I convince myself that it’s wrong to “lie” with my actions in opposition to my feelings. But my lack of faith is wrong. So basically no matter what angle I take, I’m doing it wrong. And did God even really say *fill in the blank* or am I getting that wrong too?… (Which is essentially the first doubt-seeded lie hissed into the raw ears of man).
My insides will bow up at truths spoken to me, even, or especially, kind ones. “Trust in the Lord with all your heart and lean not on your own understanding” [Proverbs 3:5] is lost. Further, I will convince myself that I’m being wise in doing so. Or humble in not receiving. I should still be able to master my heart, so since I’m not, I’m a failure. Right?
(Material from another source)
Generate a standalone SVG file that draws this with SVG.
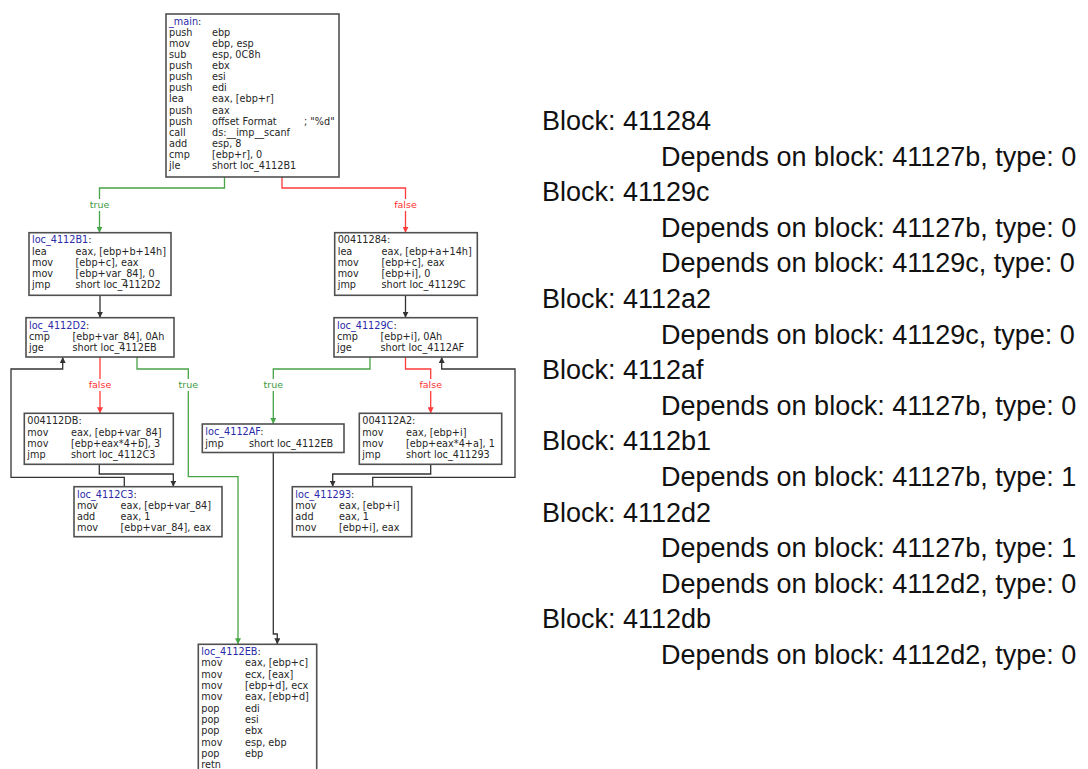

RIGHT? Except that, “The heart is deceitful above all things and beyond cure.” [Jeremiah 17:9]
I love the church. Don’t get me wrong. I love Jesus more. This doesn’t change the reality that a lot of well-meaning but life-sucking and not actually biblically based church culture has convinced us that we have to do the work for ourselves that only God has the capacity to do and has done. If we would only believe enough or obey enough or set a high enough standard or a wide enough acceptance in accordance to what makes sense to us, based on our very legitimate feelings (that we can’t help having) stemming from how our view is colored, we would get ahold of the reigns. And when we fail at reigning in our own selves, we project some faux holy responsibility in tugging at the reigns of others, sometimes even leading to hyperbolic accusations of long-seeded distrust, sheep in wolves clothing, heresy… the more uncomfortable we get with ourselves the louder and more asinine our accusations of others in the name of perceived goodness become (which really isn’t good at all).
TRUTH says, I need to acknowledge my weakness. But I ought not to form my identity in it. That’s just as prideful and damaging as not admitting to any weakness at all.
All I really need to be doing is referring to the name the creator gave me, taking the next step in accordance with what He has called me, and trusting that he will make a beautiful picture out of what I’m not yet able to clearly see when I allow him to use me to color it.